Below are some entries. Transcribe the lines from the one holding "Rebuild this chart" to the one holding "import plotly.graph_objects as go", inclusive, but not the pictures among them.

===== Source data

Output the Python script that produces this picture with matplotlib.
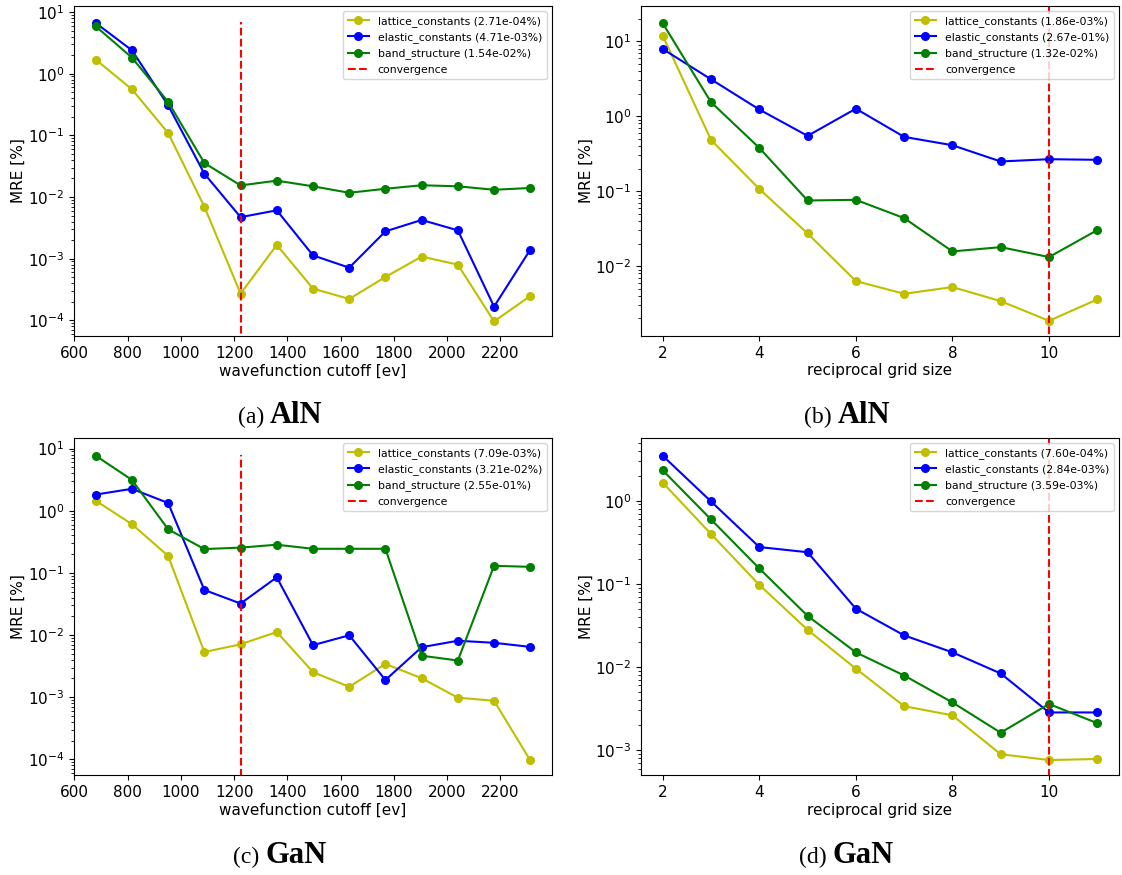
import matplotlib
matplotlib.use("Agg")
import matplotlib.pyplot as plt
import numpy as np

# ---------------- data ----------------
cutoff = [680, 816, 952, 1088, 1224, 1360, 1496, 1632, 1768, 1904, 2040, 2176, 2312]
grid = [2, 3, 4, 5, 6, 7, 8, 9, 10, 11]

aln_cut_lattice = [1.69, 0.557, 0.109, 6.97e-3, 2.71e-4, 1.67e-3, 3.27e-4, 2.22e-4, 5.05e-4, 1.08e-3, 8.0e-4, 9.6e-5, 2.48e-4]
aln_cut_elastic = [6.63, 2.39, 0.306, 0.0239, 4.71e-3, 6.08e-3, 1.13e-3, 7.14e-4, 2.77e-3, 4.24e-3, 2.88e-3, 1.67e-4, 1.40e-3]
aln_cut_band = [5.86, 1.82, 0.348, 0.0356, 1.54e-2, 0.0184, 0.0149, 0.0117, 0.0136, 0.0155, 0.0149, 0.0131, 0.0140]

aln_grid_lattice = [11.9, 0.483, 0.107, 0.0273, 6.31e-3, 4.27e-3, 5.25e-3, 3.41e-3, 1.86e-3, 3.59e-3]
aln_grid_elastic = [7.9, 3.11, 1.23, 0.547, 1.26, 0.530, 0.410, 0.249, 0.267, 0.262]
aln_grid_band = [17.4, 1.54, 0.378, 0.0751, 0.0766, 0.0437, 0.0157, 0.0179, 1.32e-2, 0.0302]

gan_cut_lattice = [1.45, 0.607, 0.1875, 5.33e-3, 7.09e-3, 0.0112, 2.53e-3, 1.47e-3, 3.43e-3, 2.02e-3, 9.8e-4, 8.77e-4, 9.6e-5]
gan_cut_elastic = [1.82, 2.25, 1.33, 0.0531, 3.21e-2, 0.0848, 6.87e-3, 9.9e-3, 1.89e-3, 6.37e-3, 8.09e-3, 7.5e-3, 6.44e-3]
gan_cut_band = [7.67, 3.13, 0.502, 0.2416, 0.255, 0.284, 0.244, 0.244, 0.244, 4.65e-3, 3.89e-3, 0.130, 0.125]

gan_grid_lattice = [1.65, 0.397, 0.0972, 0.028, 9.54e-3, 3.38e-3, 2.62e-3, 8.93e-4, 7.60e-4, 7.82e-4]
gan_grid_elastic = [3.47, 0.98, 0.277, 0.240, 0.0502, 0.024, 0.015, 8.36e-3, 2.84e-3, 2.84e-3]
gan_grid_band = [2.32, 0.595, 0.153, 0.0412, 0.015, 7.9e-3, 3.75e-3, 1.62e-3, 3.59e-3, 2.11e-3]

series_names = ["lattice_constants", "elastic_constants", "band_structure"]
conv_cutoff = 1224
conv_grid = 10
cut_xlabel = "wavefunction cutoff [ev]"
grid_xlabel = "reciprocal grid size"
ylabel = "MRE [%]"

# ---------------- figure ----------------
W, H = 1122, 875
fig = plt.figure(figsize=(W / 100, H / 100), dpi=100)
plt.rcParams['font.family'] = ['DejaVu Sans']


def px_axes(l, t, r, b):
    return fig.add_axes([l / W, 1 - b / H, (r - l) / W, (b - t) / H])


panels = [
    dict(box=(74, 6, 552, 336), x=cutoff, ys=[aln_cut_lattice, aln_cut_elastic, aln_cut_band],
         conv=conv_cutoff, xlabel=cut_xlabel, ylim=(10 ** -4.254, 10 ** 1.097), vtop=6.9,
         xticks=list(range(600, 2201, 200)), label="(a)", mat="AlN", cx=280, cy=413),
    dict(box=(641, 6, 1119, 336), x=grid, ys=[aln_grid_lattice, aln_grid_elastic, aln_grid_band],
         conv=conv_grid, xlabel=grid_xlabel, ylim=(10 ** -2.933, 10 ** 1.471), vtop=100,
         xticks=[2, 4, 6, 8, 10], label="(b)", mat="AlN", cx=847, cy=413),
    dict(box=(74, 438, 552, 775), x=cutoff, ys=[gan_cut_lattice, gan_cut_elastic, gan_cut_band],
         conv=conv_cutoff, xlabel=cut_xlabel, ylim=(10 ** -4.252, 10 ** 1.17), vtop=8.0,
         xticks=list(range(600, 2201, 200)), label="(c)", mat="GaN", cx=280, cy=853),
    dict(box=(641, 438, 1119, 775), x=grid, ys=[gan_grid_lattice, gan_grid_elastic, gan_grid_band],
         conv=conv_grid, xlabel=grid_xlabel, ylim=(10 ** -3.299, 10 ** 0.754), vtop=100,
         xticks=[2, 4, 6, 8, 10], label="(d)", mat="GaN", cx=846, cy=853),
]

colors = ['y', 'b', 'g']
for p in panels:
    ax = px_axes(*p['box'])
    for name, yv, c in zip(series_names, p['ys'], colors):
        idx = p['x'].index(p['conv'])
        ax.plot(p['x'], yv, '-o', color=c, ms=5.5, lw=1.5,
                label=f"{name} ({yv[idx]:.2e}%)")
    ax.vlines(p['conv'], 1e-6, p['vtop'], colors='r', linestyles='--', lw=1.5, label='convergence')
    ax.set_yscale('log')
    ax.set_ylim(*p['ylim'])
    ax.set_xticks(p['xticks'])
    ax.set_xlabel(p['xlabel'], fontsize=11, labelpad=2)
    ax.set_ylabel(ylabel, fontsize=11, labelpad=1)
    ax.tick_params(labelsize=11)
    ax.legend(loc='upper right', fontsize=7.8)

fig.canvas.draw()
r = fig.canvas.get_renderer()
for p in panels:
    t1 = fig.text(0, 0, p['label'] + " ", fontsize=17, family='Liberation Serif',
                  va='baseline', ha='left')
    t2 = fig.text(0, 0, p['mat'], fontsize=22, family='Liberation Serif',
                  weight='bold', va='baseline', ha='left')
    w1 = t1.get_window_extent(r).width
    w2 = t2.get_window_extent(r).width
    x0 = p['cx'] - (w1 + w2) / 2
    ybase = 1 - (p['cy'] + 10) / H
    t1.set_position((x0 / W, ybase))
    t2.set_position(((x0 + w1) / W, ybase))

fig.savefig("out.png", dpi=100)
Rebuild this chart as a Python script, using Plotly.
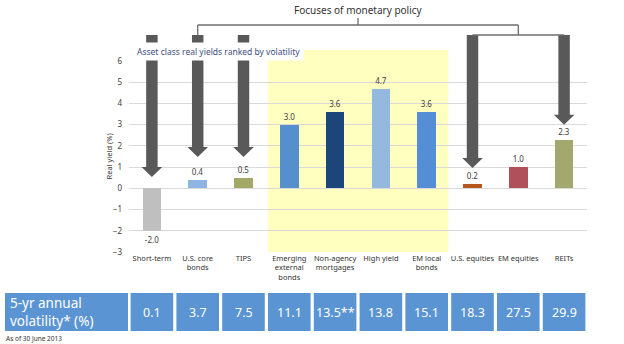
import plotly.graph_objects as go

# ---- data -------------------------------------------------------------
categories = ["Short-term", "U.S. core<br>bonds", "TIPS", "Emerging<br>external<br>bonds",
              "Non-agency<br>mortgages", "High yield", "EM local<br>bonds",
              "U.S. equities", "EM equities", "REITs"]
real_yield = [-2.0, 0.4, 0.5, 3.0, 3.6, 4.7, 3.6, 0.2, 1.0, 2.3]
volatility = [0.1, 3.7, 7.5, 11.1, 13.5, 13.8, 15.1, 18.3, 27.5, 29.9]
vol_marks = ["", "", "", "", "**", "", "", "", "", ""]
y_ticks = [-3, -2, -1, 0, 1, 2, 3, 4, 5, 6]

bar_colors = ["#BFBFBF", "#8EB4E3", "#A3A867", "#5590CC", "#1C4679",
              "#95B8DE", "#558ED5", "#B5561C", "#B0505A", "#A2A86E"]

# ---- layout geometry (pixels of the 624x344 canvas) ------------------
W, H = 624, 344
X0, X1 = 129, 587          # plot area left / right
Y_TOP, Y_BOT = 61, 252     # plot area top / bottom
YMIN, YMAX = -3, 6
FONT = "Noto Sans"
ARROW = "#595959"
LINE = "#6E6E6E"


def py(pix):
    """canvas pixel row -> paper y"""
    return (Y_BOT - pix) / (Y_BOT - Y_TOP)


def px(pix):
    """canvas pixel column -> paper x"""
    return (pix - X0) / (X1 - X0)


def vy(v):
    """axis value -> paper y"""
    return (v - YMIN) / (YMAX - YMIN)


n = len(categories)
xs = list(range(n))

fig = go.Figure()
fig.add_trace(go.Bar(
    x=xs, y=real_yield, width=0.41,
    marker=dict(color=bar_colors, line=dict(width=0)),
    text=[f"{v:.1f}" for v in real_yield], textposition="outside",
    textfont=dict(size=8, color="#404040", family=FONT),
    cliponaxis=False, hoverinfo="skip",
))

shapes = []
annotations = []

# highlighted middle block (credit / EM bonds)
shapes.append(dict(type="rect", xref="x", yref="paper", x0=2.53, x1=6.47,
                   y0=0, y1=py(50), fillcolor="#FFFFC0", line=dict(width=0),
                   layer="below"))

# thick downward arrows: (category index, top pixel row, tip value)
arrows = [(0, 35, 0.53), (1, 35, 1.48), (2, 35, 1.48), (7, 35, 0.96), (9, 35, 3.0)]
hw, hh = 0.125, 0.225
head = 10 / (Y_BOT - Y_TOP)
for i, top, tip in arrows:
    yt, ytip = py(top), vy(tip)
    yb = ytip + head
    path = (f"M {i-hw},{yt} L {i+hw},{yt} L {i+hw},{yb} L {i+hh},{yb} "
            f"L {i},{ytip} L {i-hh},{yb} L {i-hw},{yb} Z")
    shapes.append(dict(type="path", xref="x", yref="paper", path=path,
                       fillcolor=ARROW, line=dict(width=0), layer="above"))

# bracket joining the policy-focused asset classes
bracket = [((4.5, 18), (4.5, 25)), ((1, 25), (8, 25)), ((1, 25), (1, 35)),
           ((8, 25), (8, 35)), ((7, 35), (9, 35))]
for (xa, ya), (xb, yb2) in bracket:
    shapes.append(dict(type="line", xref="x", yref="paper", x0=xa, x1=xb,
                       y0=py(ya), y1=py(yb2), line=dict(color=LINE, width=1.3)))

annotations.append(dict(text="Focuses of monetary policy", xref="x", yref="paper",
                        x=4.5, y=py(10), showarrow=False, xanchor="center",
                        yanchor="middle", font=dict(size=10, color="#333333", family=FONT)))
annotations.append(dict(text="Asset class real yields ranked by volatility", xref="paper",
                        yref="paper", x=px(133), y=py(51), showarrow=False,
                        xanchor="left", yanchor="middle", bgcolor="white", borderpad=3,
                        font=dict(size=8.5, color="#3F4E80", family=FONT)))
annotations.append(dict(text="Real yield (%)", xref="paper", yref="paper",
                        x=px(108), y=0.5, textangle=-90, showarrow=False,
                        xanchor="center", yanchor="middle",
                        font=dict(size=7.5, color="#333333", family=FONT)))

# volatility strip below the chart
CELL = "#5A94D2"
c_top, c_bot = py(293), py(331)
shapes.append(dict(type="rect", xref="paper", yref="paper", x0=px(5), x1=px(128),
                   y0=c_bot, y1=c_top, fillcolor=CELL, line=dict(width=0)))
annotations.append(dict(text="5-yr annual<br>volatility* (%)", xref="paper", yref="paper",
                        x=px(8), y=(c_top + c_bot) / 2, showarrow=False, xanchor="left",
                        yanchor="middle", align="left",
                        font=dict(size=13.5, color="white", family=FONT)))
for i, (v, m) in enumerate(zip(volatility, vol_marks)):
    shapes.append(dict(type="rect", xref="x", yref="paper", x0=i - 0.465, x1=i + 0.465,
                       y0=c_bot, y1=c_top, fillcolor=CELL, line=dict(width=0)))
    annotations.append(dict(text=f"{v:.1f}{m}", xref="x", yref="paper", x=i,
                            y=(c_top + c_bot) / 2, showarrow=False, xanchor="center",
                            yanchor="middle",
                            font=dict(size=12.5, color="white", family=FONT)))

annotations.append(dict(text="As of 30 June 2013", xref="paper", yref="paper",
                        x=px(4), y=py(338), showarrow=False, xanchor="left",
                        yanchor="middle", font=dict(size=6.5, color="#333333", family=FONT)))

fig.update_layout(
    width=W, height=H,
    margin=dict(l=X0, r=W - X1, t=Y_TOP, b=H - Y_BOT),
    paper_bgcolor="white", plot_bgcolor="rgba(0,0,0,0)",
    showlegend=False, bargap=0,
    font=dict(family=FONT, color="#404040"),
    shapes=shapes, annotations=annotations,
    xaxis=dict(range=[-0.5, n - 0.5], tickvals=xs, ticktext=categories,
               tickangle=0, showgrid=False, zeroline=False, showline=False, ticks="",
               tickfont=dict(size=7.5, color="#333333", family=FONT)),
    yaxis=dict(range=[YMIN, YMAX], tickvals=y_ticks, showgrid=True,
               gridcolor="#D9D9D9", gridwidth=1, zeroline=False, showline=False,
               ticks="", ticklabelstandoff=6,
               tickfont=dict(size=8, color="#404040", family=FONT)),
)

fig.write_html("out.html")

==========

__Worked answer__.
Rebuild this chart as a Python script, using Plotly.
import plotly.graph_objects as go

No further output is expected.